* **Supplied material**
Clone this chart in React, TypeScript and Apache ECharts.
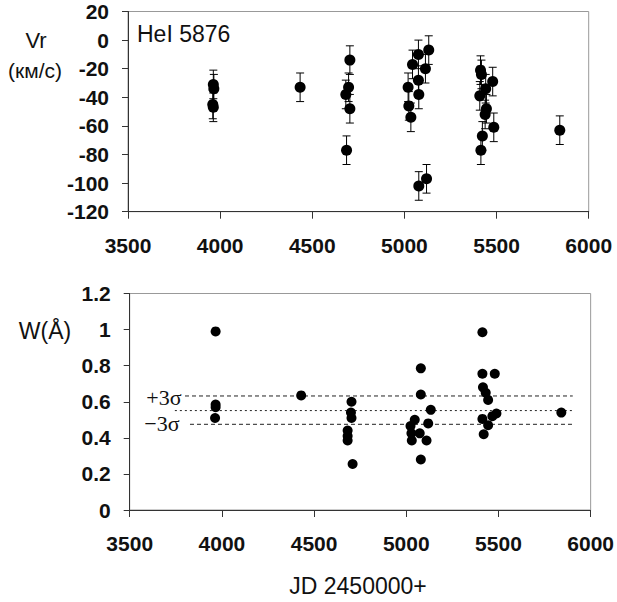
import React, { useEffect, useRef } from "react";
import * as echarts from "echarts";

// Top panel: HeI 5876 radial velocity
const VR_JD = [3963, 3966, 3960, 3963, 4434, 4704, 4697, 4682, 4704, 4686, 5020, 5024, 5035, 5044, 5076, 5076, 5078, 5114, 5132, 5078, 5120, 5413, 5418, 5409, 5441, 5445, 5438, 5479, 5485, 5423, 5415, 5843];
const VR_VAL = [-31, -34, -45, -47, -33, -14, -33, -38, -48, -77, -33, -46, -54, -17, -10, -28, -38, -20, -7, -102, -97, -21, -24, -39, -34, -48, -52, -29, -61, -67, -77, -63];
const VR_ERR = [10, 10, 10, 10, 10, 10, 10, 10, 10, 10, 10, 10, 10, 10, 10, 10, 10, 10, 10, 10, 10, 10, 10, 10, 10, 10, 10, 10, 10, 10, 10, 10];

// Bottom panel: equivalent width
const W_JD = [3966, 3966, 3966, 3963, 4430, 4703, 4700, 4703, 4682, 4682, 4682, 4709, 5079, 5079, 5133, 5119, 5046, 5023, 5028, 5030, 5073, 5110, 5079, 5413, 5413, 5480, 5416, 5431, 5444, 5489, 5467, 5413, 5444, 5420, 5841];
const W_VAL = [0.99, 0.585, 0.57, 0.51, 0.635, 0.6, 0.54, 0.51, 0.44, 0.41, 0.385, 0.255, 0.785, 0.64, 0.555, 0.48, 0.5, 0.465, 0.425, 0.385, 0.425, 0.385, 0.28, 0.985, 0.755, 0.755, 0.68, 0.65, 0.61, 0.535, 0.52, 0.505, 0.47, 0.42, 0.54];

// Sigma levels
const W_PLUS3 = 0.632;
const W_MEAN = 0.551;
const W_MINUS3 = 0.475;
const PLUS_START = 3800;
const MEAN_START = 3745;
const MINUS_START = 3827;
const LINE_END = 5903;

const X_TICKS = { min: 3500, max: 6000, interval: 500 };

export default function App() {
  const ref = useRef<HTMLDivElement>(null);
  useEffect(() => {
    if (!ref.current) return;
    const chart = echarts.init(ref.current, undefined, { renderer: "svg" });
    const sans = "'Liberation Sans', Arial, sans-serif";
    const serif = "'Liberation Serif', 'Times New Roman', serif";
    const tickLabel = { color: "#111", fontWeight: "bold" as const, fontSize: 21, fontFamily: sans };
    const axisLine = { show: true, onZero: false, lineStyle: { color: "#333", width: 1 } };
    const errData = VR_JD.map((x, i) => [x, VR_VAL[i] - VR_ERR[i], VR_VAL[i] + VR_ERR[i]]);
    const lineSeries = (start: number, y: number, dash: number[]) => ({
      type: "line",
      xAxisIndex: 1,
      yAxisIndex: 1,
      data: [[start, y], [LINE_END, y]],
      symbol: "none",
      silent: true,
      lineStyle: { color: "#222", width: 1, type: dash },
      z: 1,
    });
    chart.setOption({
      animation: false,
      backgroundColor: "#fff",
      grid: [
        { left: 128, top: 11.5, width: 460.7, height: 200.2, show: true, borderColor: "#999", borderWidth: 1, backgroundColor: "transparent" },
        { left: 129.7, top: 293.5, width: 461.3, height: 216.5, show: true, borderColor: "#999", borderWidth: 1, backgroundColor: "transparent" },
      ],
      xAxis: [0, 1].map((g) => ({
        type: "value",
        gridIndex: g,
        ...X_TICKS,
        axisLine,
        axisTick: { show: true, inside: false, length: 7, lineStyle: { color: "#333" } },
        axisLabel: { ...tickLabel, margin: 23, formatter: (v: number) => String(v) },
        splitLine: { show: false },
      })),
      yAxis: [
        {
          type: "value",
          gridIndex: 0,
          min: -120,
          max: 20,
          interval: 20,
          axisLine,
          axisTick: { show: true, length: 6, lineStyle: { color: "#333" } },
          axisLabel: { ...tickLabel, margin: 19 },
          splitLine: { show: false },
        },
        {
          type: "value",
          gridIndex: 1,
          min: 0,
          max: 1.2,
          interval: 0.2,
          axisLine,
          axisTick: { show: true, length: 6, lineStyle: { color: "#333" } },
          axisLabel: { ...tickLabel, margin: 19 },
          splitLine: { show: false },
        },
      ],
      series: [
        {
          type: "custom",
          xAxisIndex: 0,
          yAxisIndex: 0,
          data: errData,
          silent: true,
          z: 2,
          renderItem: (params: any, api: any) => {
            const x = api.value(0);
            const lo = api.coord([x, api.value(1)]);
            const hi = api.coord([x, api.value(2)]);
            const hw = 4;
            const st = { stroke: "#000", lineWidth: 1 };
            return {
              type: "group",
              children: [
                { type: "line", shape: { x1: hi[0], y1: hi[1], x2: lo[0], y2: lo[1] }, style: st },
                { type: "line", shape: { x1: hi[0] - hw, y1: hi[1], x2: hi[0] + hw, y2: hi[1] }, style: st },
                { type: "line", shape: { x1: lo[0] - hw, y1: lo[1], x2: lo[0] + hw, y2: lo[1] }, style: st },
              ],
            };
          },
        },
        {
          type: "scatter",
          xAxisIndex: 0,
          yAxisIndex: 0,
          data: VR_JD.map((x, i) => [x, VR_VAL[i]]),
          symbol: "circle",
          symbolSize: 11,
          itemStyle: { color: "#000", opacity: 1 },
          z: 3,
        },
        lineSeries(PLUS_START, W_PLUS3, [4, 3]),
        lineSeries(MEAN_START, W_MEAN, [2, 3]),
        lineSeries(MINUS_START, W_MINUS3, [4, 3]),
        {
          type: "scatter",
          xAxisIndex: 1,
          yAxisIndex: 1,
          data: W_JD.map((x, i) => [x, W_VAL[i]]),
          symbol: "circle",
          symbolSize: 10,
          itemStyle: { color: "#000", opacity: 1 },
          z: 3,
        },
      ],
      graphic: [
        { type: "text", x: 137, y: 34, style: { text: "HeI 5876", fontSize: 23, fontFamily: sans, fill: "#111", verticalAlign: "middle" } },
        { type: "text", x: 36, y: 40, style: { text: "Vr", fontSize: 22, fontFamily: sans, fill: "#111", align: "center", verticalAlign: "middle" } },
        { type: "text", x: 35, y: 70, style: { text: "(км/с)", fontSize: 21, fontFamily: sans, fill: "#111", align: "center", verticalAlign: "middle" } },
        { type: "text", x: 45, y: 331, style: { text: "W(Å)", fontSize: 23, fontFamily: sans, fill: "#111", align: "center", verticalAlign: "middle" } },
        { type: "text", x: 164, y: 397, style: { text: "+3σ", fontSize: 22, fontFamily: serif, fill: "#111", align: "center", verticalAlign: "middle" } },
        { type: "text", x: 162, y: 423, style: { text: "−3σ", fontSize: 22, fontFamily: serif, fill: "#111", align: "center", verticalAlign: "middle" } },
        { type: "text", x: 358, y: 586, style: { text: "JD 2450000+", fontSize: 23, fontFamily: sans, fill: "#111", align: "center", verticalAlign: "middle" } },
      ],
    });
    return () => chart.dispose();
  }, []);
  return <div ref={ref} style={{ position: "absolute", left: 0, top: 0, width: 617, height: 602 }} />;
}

==

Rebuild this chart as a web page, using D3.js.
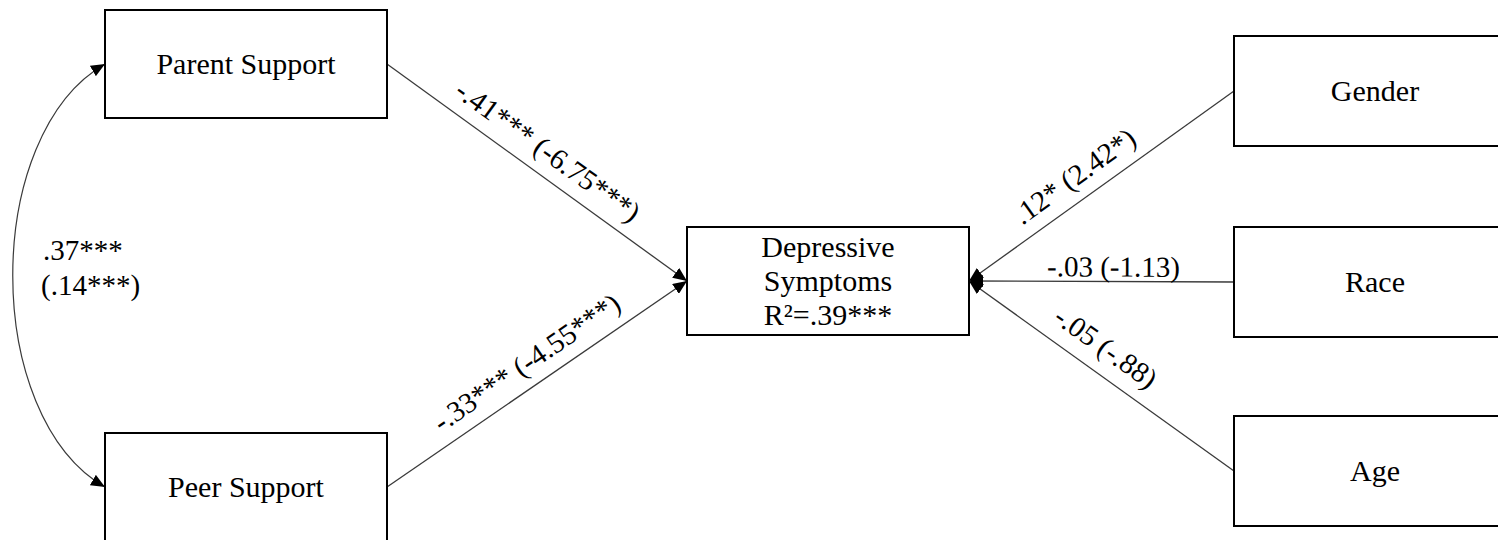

--

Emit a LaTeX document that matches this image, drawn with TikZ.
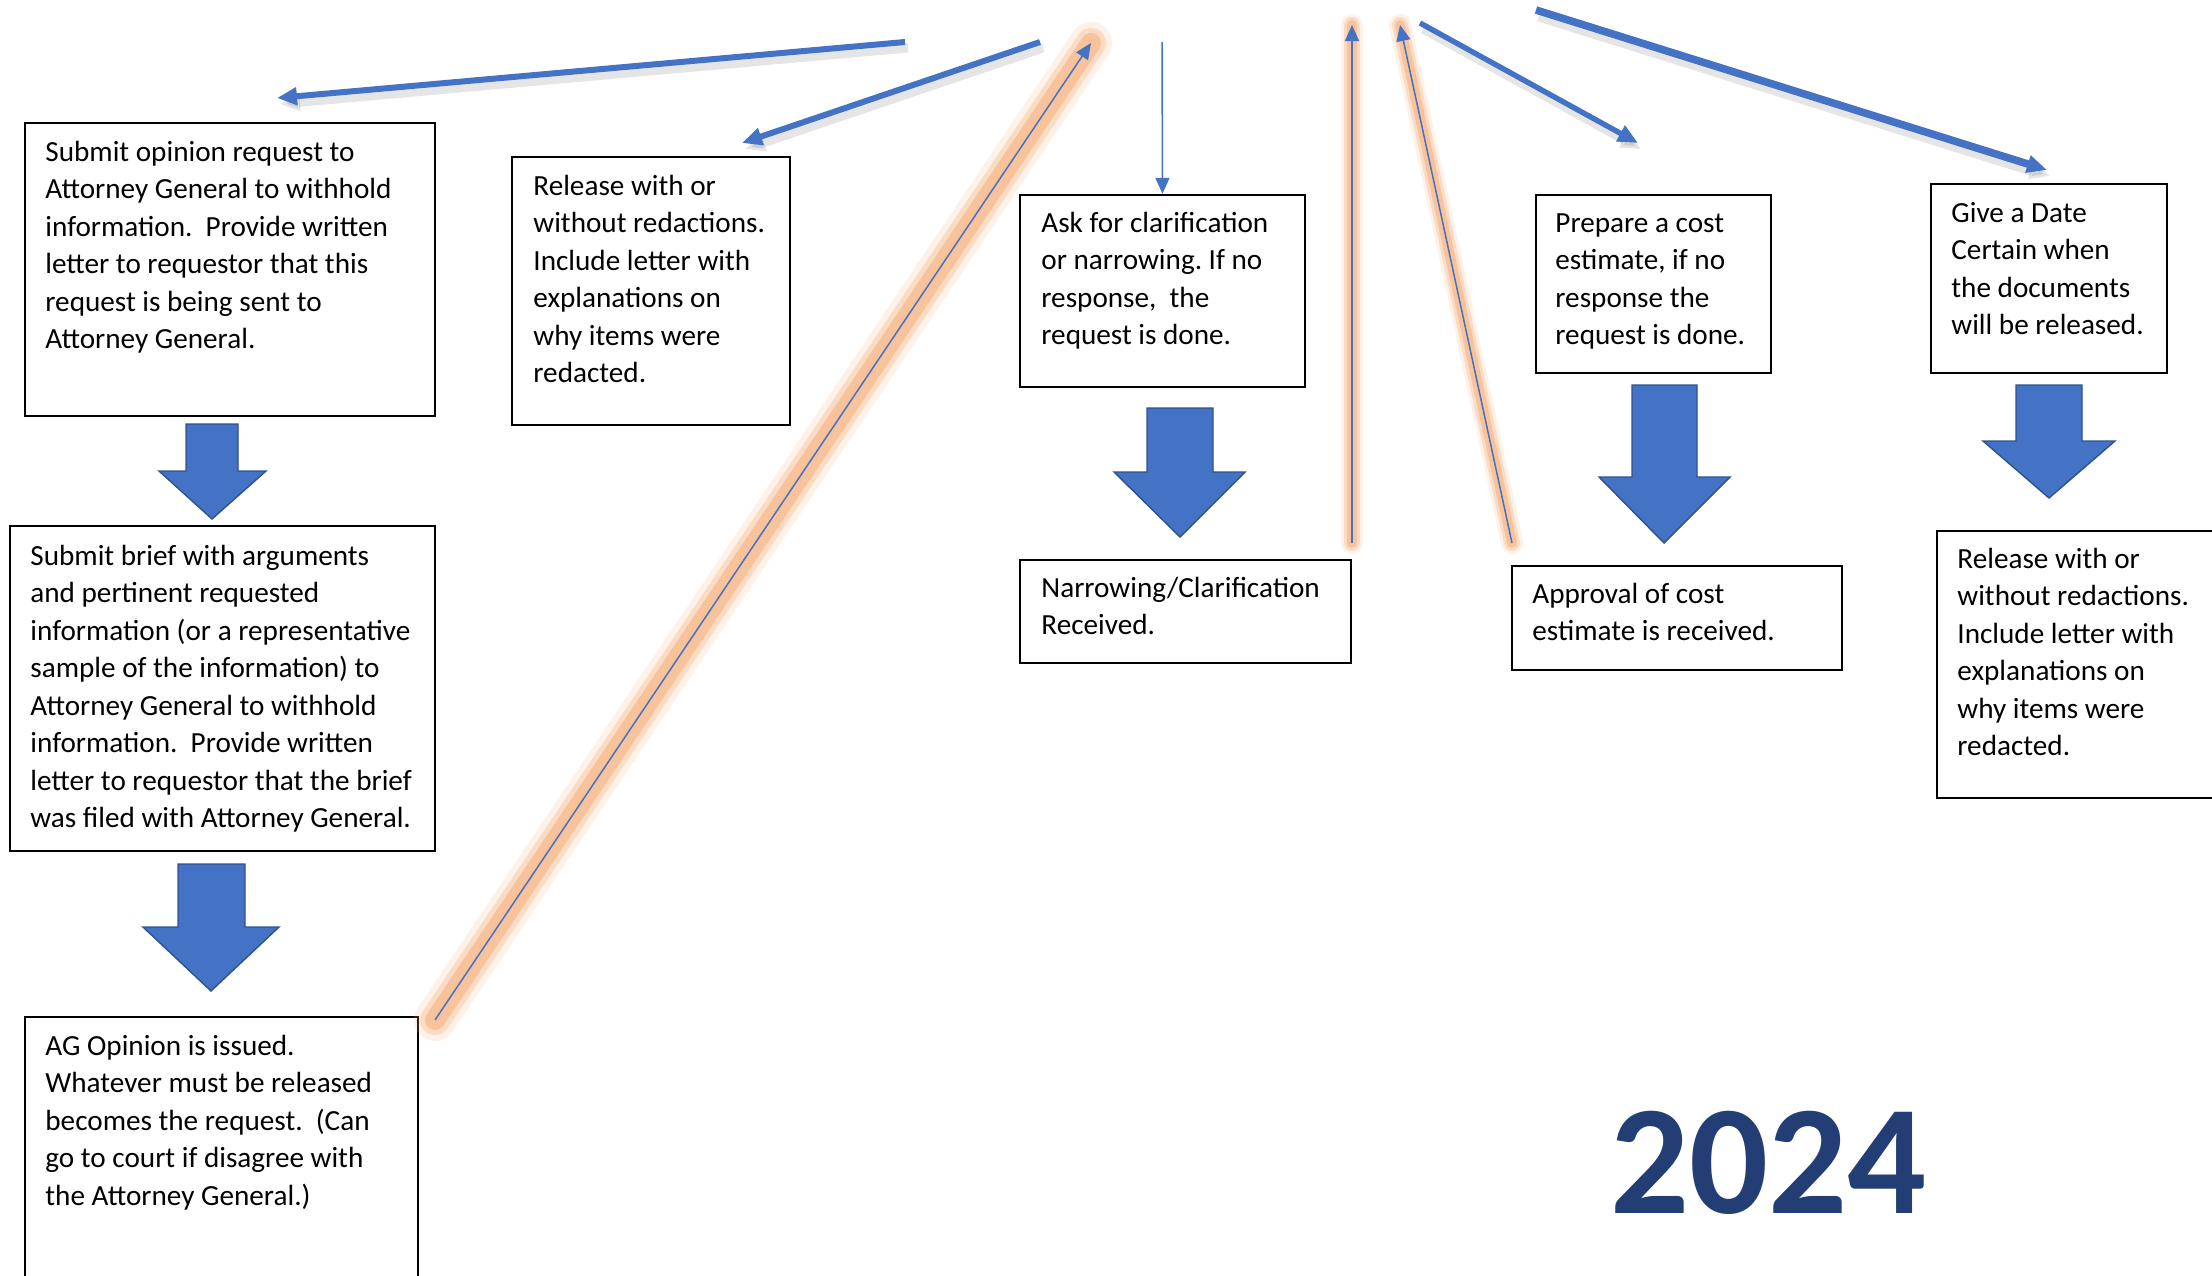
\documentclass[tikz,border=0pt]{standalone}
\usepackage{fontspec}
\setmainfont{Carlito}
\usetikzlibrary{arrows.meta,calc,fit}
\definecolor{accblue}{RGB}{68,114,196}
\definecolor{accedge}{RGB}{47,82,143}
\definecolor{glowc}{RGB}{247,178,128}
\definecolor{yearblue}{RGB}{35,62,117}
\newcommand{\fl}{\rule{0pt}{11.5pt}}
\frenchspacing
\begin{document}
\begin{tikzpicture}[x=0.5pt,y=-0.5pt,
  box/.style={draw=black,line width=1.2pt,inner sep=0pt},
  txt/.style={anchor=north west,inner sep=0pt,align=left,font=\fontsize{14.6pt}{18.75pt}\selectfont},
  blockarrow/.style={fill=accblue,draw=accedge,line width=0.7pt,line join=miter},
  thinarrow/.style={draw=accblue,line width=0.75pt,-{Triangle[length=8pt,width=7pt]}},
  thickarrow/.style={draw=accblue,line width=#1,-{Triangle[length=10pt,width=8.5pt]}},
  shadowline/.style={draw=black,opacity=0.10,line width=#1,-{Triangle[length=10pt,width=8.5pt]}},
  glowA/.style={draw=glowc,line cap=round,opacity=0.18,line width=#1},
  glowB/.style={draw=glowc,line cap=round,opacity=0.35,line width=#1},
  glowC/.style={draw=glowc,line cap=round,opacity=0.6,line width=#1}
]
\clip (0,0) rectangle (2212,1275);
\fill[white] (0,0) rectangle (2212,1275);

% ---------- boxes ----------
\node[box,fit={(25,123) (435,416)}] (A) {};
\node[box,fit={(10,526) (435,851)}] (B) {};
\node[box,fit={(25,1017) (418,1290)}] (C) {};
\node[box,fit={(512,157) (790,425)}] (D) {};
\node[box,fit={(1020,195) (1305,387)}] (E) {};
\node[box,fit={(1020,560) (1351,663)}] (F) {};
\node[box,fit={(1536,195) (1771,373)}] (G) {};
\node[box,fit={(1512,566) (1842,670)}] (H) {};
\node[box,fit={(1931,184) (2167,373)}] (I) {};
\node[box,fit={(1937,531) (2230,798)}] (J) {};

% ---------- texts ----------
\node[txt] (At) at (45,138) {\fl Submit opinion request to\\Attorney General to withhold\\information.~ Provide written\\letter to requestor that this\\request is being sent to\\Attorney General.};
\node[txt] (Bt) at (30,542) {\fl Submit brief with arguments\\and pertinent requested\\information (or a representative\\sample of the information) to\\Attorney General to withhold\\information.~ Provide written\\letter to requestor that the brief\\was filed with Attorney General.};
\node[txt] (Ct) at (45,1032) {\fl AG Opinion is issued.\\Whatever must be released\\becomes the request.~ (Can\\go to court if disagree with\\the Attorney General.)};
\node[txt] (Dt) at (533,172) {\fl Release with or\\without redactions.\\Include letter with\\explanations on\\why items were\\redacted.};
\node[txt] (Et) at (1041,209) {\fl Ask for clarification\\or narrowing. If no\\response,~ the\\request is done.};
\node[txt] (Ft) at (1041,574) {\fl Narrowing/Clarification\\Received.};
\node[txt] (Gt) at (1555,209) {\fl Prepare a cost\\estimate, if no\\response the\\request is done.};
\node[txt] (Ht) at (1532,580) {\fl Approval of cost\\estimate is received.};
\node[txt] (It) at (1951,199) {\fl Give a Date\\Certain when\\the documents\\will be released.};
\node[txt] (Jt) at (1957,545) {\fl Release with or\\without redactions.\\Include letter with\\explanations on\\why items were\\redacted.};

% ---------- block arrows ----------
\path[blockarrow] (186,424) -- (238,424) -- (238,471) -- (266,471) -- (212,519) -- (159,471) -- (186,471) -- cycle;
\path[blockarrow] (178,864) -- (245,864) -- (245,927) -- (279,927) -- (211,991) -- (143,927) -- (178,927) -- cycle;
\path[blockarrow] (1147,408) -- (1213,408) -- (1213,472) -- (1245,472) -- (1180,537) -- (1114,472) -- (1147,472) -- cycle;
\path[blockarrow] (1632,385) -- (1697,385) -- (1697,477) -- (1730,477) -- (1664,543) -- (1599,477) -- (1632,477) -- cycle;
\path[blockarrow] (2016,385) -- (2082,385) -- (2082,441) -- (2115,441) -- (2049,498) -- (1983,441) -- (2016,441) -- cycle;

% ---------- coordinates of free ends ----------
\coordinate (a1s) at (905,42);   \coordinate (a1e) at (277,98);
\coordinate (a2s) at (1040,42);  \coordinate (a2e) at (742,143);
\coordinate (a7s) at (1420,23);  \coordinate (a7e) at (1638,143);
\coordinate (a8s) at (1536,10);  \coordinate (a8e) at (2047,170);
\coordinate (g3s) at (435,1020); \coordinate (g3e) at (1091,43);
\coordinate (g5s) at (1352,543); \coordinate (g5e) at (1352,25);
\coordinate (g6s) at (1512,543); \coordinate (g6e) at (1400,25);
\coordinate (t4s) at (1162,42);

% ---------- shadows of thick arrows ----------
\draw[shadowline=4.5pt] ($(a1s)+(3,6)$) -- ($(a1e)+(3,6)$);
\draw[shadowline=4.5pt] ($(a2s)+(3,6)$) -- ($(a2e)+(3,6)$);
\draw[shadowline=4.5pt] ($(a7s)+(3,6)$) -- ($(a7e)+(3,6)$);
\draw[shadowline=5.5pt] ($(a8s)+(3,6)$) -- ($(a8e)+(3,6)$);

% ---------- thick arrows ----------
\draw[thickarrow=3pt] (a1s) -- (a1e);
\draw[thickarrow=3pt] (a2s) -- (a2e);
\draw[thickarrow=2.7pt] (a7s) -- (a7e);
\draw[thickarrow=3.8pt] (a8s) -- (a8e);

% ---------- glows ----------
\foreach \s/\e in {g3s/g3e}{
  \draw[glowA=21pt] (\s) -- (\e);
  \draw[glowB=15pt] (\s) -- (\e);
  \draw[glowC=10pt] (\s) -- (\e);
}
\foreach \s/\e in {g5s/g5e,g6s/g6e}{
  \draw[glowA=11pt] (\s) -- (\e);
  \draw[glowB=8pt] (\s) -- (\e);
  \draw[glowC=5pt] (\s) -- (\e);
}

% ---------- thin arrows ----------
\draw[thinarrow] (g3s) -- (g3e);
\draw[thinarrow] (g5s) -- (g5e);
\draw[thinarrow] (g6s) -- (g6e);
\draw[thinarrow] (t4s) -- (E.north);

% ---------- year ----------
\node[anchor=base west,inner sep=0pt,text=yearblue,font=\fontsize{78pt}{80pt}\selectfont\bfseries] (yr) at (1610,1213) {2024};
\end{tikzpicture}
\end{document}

* **What is needed**
Copy exactly the material above from the line with "Clone this chart" to the line with "6000, interval: 500", ends included, and nothing else. Leave out any picture.

* **Exercise solution**
Clone this chart in React, TypeScript and Apache ECharts.
import React, { useEffect, useRef } from "react";
import * as echarts from "echarts";

// Top panel: HeI 5876 radial velocity
const VR_JD = [3963, 3966, 3960, 3963, 4434, 4704, 4697, 4682, 4704, 4686, 5020, 5024, 5035, 5044, 5076, 5076, 5078, 5114, 5132, 5078, 5120, 5413, 5418, 5409, 5441, 5445, 5438, 5479, 5485, 5423, 5415, 5843];
const VR_VAL = [-31, -34, -45, -47, -33, -14, -33, -38, -48, -77, -33, -46, -54, -17, -10, -28, -38, -20, -7, -102, -97, -21, -24, -39, -34, -48, -52, -29, -61, -67, -77, -63];
const VR_ERR = [10, 10, 10, 10, 10, 10, 10, 10, 10, 10, 10, 10, 10, 10, 10, 10, 10, 10, 10, 10, 10, 10, 10, 10, 10, 10, 10, 10, 10, 10, 10, 10];

// Bottom panel: equivalent width
const W_JD = [3966, 3966, 3966, 3963, 4430, 4703, 4700, 4703, 4682, 4682, 4682, 4709, 5079, 5079, 5133, 5119, 5046, 5023, 5028, 5030, 5073, 5110, 5079, 5413, 5413, 5480, 5416, 5431, 5444, 5489, 5467, 5413, 5444, 5420, 5841];
const W_VAL = [0.99, 0.585, 0.57, 0.51, 0.635, 0.6, 0.54, 0.51, 0.44, 0.41, 0.385, 0.255, 0.785, 0.64, 0.555, 0.48, 0.5, 0.465, 0.425, 0.385, 0.425, 0.385, 0.28, 0.985, 0.755, 0.755, 0.68, 0.65, 0.61, 0.535, 0.52, 0.505, 0.47, 0.42, 0.54];

// Sigma levels
const W_PLUS3 = 0.632;
const W_MEAN = 0.551;
const W_MINUS3 = 0.475;
const PLUS_START = 3800;
const MEAN_START = 3745;
const MINUS_START = 3827;
const LINE_END = 5903;

const X_TICKS = { min: 3500, max: 6000, interval: 500 };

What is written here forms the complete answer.